Creating a proposed dead line to work their way out of the industry. This would keep the company from immediate monetary issues, and allow the company to keep doors open for new products. The company may be able to persuade the countries to force policies to move to un-leaded fuels. Great lakes company changed its name to Chemtura in 2005 after combining with Cropton Corporation. While moving into greener products, Chemtura ran into many environmental issues that would eventually send the company into bankruptcy. Late December 2011, Chemtura came to many settlements to get them out of bankruptcy.

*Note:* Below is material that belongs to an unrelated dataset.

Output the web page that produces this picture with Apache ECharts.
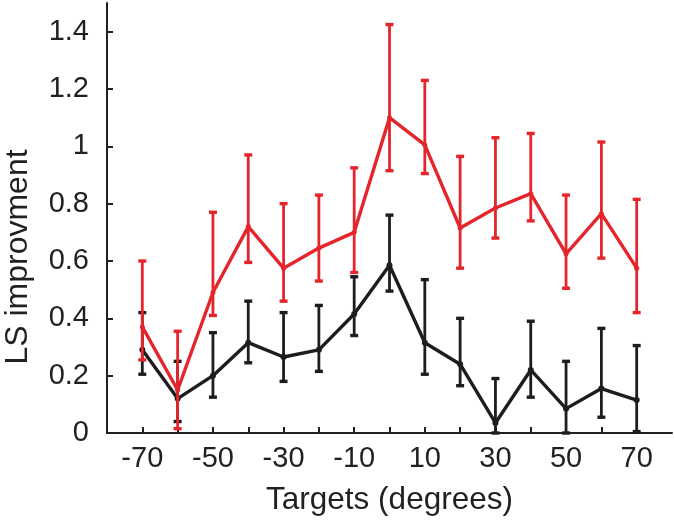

The company now faces a long road that will hopefully allow them to reimburse all payments, and fix all damage created by the company. When the Great Lakes Company started out, their future was unsure. The product that would bring them the most profits, would also be the product that brought them the most issues. The company could have avoided this issue if they had removed themselves from their harmful market when issues first arose. Poor decisions, can crumble even the largest companies. To avoid these decisions a company must frequently address issues involved with their company.